→ **PROBLEM STATEMENT**: Leaving the pictures aside, transcribe every line below exactly.
***
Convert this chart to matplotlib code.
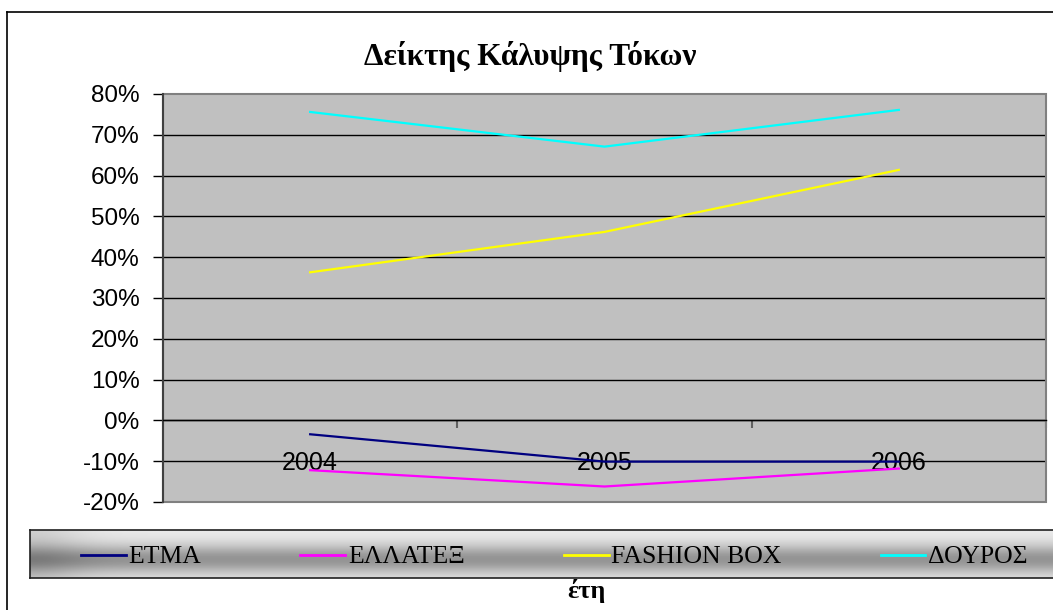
import matplotlib
matplotlib.use("Agg")
import matplotlib.pyplot as plt
import numpy as np
from matplotlib.lines import Line2D
from matplotlib.patches import Rectangle
from matplotlib.ticker import FuncFormatter

years = ["2004", "2005", "2006"]
etma = [-0.034, -0.101, -0.101]
ellatex = [-0.122, -0.162, -0.118]
fashion_box = [0.363, 0.462, 0.614]
douros = [0.756, 0.671, 0.761]
series_names = ["ΕΤΜΑ", "ΕΛΛΑΤΕΞ", "FASHION BOX", "ΔΟΥΡΟΣ"]
series_colors = ["#000080", "#ff00ff", "#ffff00", "#00ffff"]

W, H = 1053, 610
fig = plt.figure(figsize=(W / 100, H / 100), dpi=100)

# outer chart border (left + top visible)
fig.add_artist(Line2D([7 / W, 7 / W], [0, 1 - 12 / H], color="black", lw=1.2))
fig.add_artist(Line2D([7 / W, 1], [1 - 12 / H, 1 - 12 / H], color="black", lw=1.2))

ax = fig.add_axes([163 / W, 1 - 502 / H, (1046 - 163) / W, (502 - 94) / H])
ax.set_facecolor("#c0c0c0")

x = np.arange(len(years))
for vals, name, col in zip([etma, ellatex, fashion_box, douros], series_names, series_colors):
    ax.plot(x, vals, color=col, lw=1.6, label=name, zorder=3)

ax.set_xlim(-0.5, len(years) - 0.5)
ax.set_ylim(-0.2, 0.8)
ax.set_yticks(np.arange(-0.2, 0.81, 0.1))
ax.yaxis.set_major_formatter(FuncFormatter(lambda v, p: "%d%%" % round(v * 100)))
ax.yaxis.grid(True, color="black", lw=1.0)
ax.set_axisbelow(True)
gl = ax.get_ygridlines()
gl[0].set_visible(False)
gl[-1].set_visible(False)

ax.add_patch(Rectangle((0, 0), 1, 1, transform=ax.transAxes, fill=False,
                       edgecolor="#808080", lw=1.5, clip_on=False, zorder=2.4))
for s in ["top", "right"]:
    ax.spines[s].set_visible(False)
ax.spines["left"].set_color("#404040")
ax.spines["left"].set_linewidth(1.5)
ax.spines["bottom"].set_position(("data", 0))
ax.spines["bottom"].set_color("black")
ax.spines["bottom"].set_linewidth(1.0)

ax.set_xticks(x)
ax.set_xticklabels(years, fontfamily="Liberation Sans", fontsize=18)
ax.set_xticks(list(x + 0.5), minor=True)
ax.tick_params(axis="x", which="major", length=0, pad=22)
ax.tick_params(axis="x", which="minor", length=6, width=1.5, color="#606060", direction="out")
ax.tick_params(axis="y", length=7, width=1, color="black", pad=10)
for lab in ax.get_yticklabels():
    lab.set_fontfamily("Liberation Sans")
    lab.set_fontsize(17.5)

fig.text(530 / W, 1 - 57 / H, "Δείκτης Κάλυψης Τόκων", ha="center", va="center",
         fontfamily="Liberation Serif", fontweight="bold", fontsize=22.5)
fig.text(586 / W, 1 - 591 / H, "έτη", ha="center", va="center",
         fontfamily="Liberation Serif", fontweight="bold", fontsize=19)

# legend box with grey gradient
lax = fig.add_axes([30 / W, 1 - 578 / H, 1 - 30 / W + 0.01, 48 / H])
yy = np.linspace(0, 1, 60)[:, None]
xx = np.linspace(0, 1, 400)[None, :]
shade = 0.92 - 0.34 * np.exp(-((yy - 0.62) / 0.3) ** 2) - 0.1 * np.exp(-(xx / 0.05) ** 2)
lax.imshow(shade, cmap="gray", vmin=0, vmax=1, aspect="auto", extent=(0, 1, 0, 1))
lax.set_xticks([])
lax.set_yticks([])
for s in lax.spines.values():
    s.set_color("#202020")
    s.set_linewidth(1.2)

handles, labels = ax.get_legend_handles_labels()
leg = fig.legend(handles, labels, loc="center left", bbox_to_anchor=(58 / W, 1 - 557 / H),
                 ncol=4, frameon=False, handlelength=1.75, handletextpad=0.1,
                 columnspacing=3.85, prop={"family": "Liberation Serif", "size": 18.5})
for h in leg.legend_handles:
    h.set_linewidth(2)

fig.savefig("out.png", dpi=100)
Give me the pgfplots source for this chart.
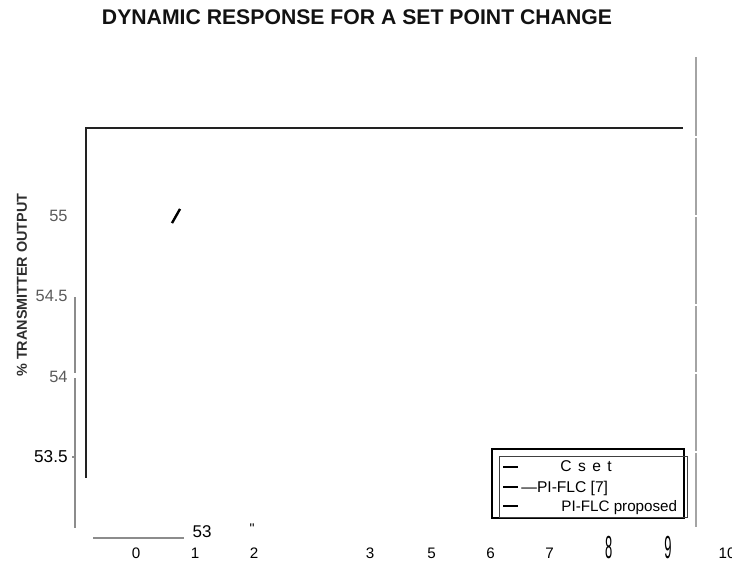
***
→ **RESPONSE FOR THIS EXERCISE**:
Convert this chart to matplotlib code.
import matplotlib
matplotlib.use("Agg")
import matplotlib.pyplot as plt
import numpy as np
from matplotlib.lines import Line2D
from matplotlib.patches import Rectangle
from matplotlib.ticker import FuncFormatter

years = ["2004", "2005", "2006"]
etma = [-0.034, -0.101, -0.101]
ellatex = [-0.122, -0.162, -0.118]
fashion_box = [0.363, 0.462, 0.614]
douros = [0.756, 0.671, 0.761]
series_names = ["ΕΤΜΑ", "ΕΛΛΑΤΕΞ", "FASHION BOX", "ΔΟΥΡΟΣ"]
series_colors = ["#000080", "#ff00ff", "#ffff00", "#00ffff"]

W, H = 1053, 610
fig = plt.figure(figsize=(W / 100, H / 100), dpi=100)

# outer chart border (left + top visible)
fig.add_artist(Line2D([7 / W, 7 / W], [0, 1 - 12 / H], color="black", lw=1.2))
fig.add_artist(Line2D([7 / W, 1], [1 - 12 / H, 1 - 12 / H], color="black", lw=1.2))

ax = fig.add_axes([163 / W, 1 - 502 / H, (1046 - 163) / W, (502 - 94) / H])
ax.set_facecolor("#c0c0c0")

x = np.arange(len(years))
for vals, name, col in zip([etma, ellatex, fashion_box, douros], series_names, series_colors):
    ax.plot(x, vals, color=col, lw=1.6, label=name, zorder=3)

ax.set_xlim(-0.5, len(years) - 0.5)
ax.set_ylim(-0.2, 0.8)
ax.set_yticks(np.arange(-0.2, 0.81, 0.1))
ax.yaxis.set_major_formatter(FuncFormatter(lambda v, p: "%d%%" % round(v * 100)))
ax.yaxis.grid(True, color="black", lw=1.0)
ax.set_axisbelow(True)
gl = ax.get_ygridlines()
gl[0].set_visible(False)
gl[-1].set_visible(False)

ax.add_patch(Rectangle((0, 0), 1, 1, transform=ax.transAxes, fill=False,
                       edgecolor="#808080", lw=1.5, clip_on=False, zorder=2.4))
for s in ["top", "right"]:
    ax.spines[s].set_visible(False)
ax.spines["left"].set_color("#404040")
ax.spines["left"].set_linewidth(1.5)
ax.spines["bottom"].set_position(("data", 0))
ax.spines["bottom"].set_color("black")
ax.spines["bottom"].set_linewidth(1.0)

ax.set_xticks(x)
ax.set_xticklabels(years, fontfamily="Liberation Sans", fontsize=18)
ax.set_xticks(list(x + 0.5), minor=True)
ax.tick_params(axis="x", which="major", length=0, pad=22)
ax.tick_params(axis="x", which="minor", length=6, width=1.5, color="#606060", direction="out")
ax.tick_params(axis="y", length=7, width=1, color="black", pad=10)
for lab in ax.get_yticklabels():
    lab.set_fontfamily("Liberation Sans")
    lab.set_fontsize(17.5)

fig.text(530 / W, 1 - 57 / H, "Δείκτης Κάλυψης Τόκων", ha="center", va="center",
         fontfamily="Liberation Serif", fontweight="bold", fontsize=22.5)
fig.text(586 / W, 1 - 591 / H, "έτη", ha="center", va="center",
         fontfamily="Liberation Serif", fontweight="bold", fontsize=19)

# legend box with grey gradient
lax = fig.add_axes([30 / W, 1 - 578 / H, 1 - 30 / W + 0.01, 48 / H])
yy = np.linspace(0, 1, 60)[:, None]
xx = np.linspace(0, 1, 400)[None, :]
shade = 0.92 - 0.34 * np.exp(-((yy - 0.62) / 0.3) ** 2) - 0.1 * np.exp(-(xx / 0.05) ** 2)
lax.imshow(shade, cmap="gray", vmin=0, vmax=1, aspect="auto", extent=(0, 1, 0, 1))
lax.set_xticks([])
lax.set_yticks([])
for s in lax.spines.values():
    s.set_color("#202020")
    s.set_linewidth(1.2)

handles, labels = ax.get_legend_handles_labels()
leg = fig.legend(handles, labels, loc="center left", bbox_to_anchor=(58 / W, 1 - 557 / H),
                 ncol=4, frameon=False, handlelength=1.75, handletextpad=0.1,
                 columnspacing=3.85, prop={"family": "Liberation Serif", "size": 18.5})
for h in leg.legend_handles:
    h.set_linewidth(2)

fig.savefig("out.png", dpi=100)
Give me the pgfplots source for this chart.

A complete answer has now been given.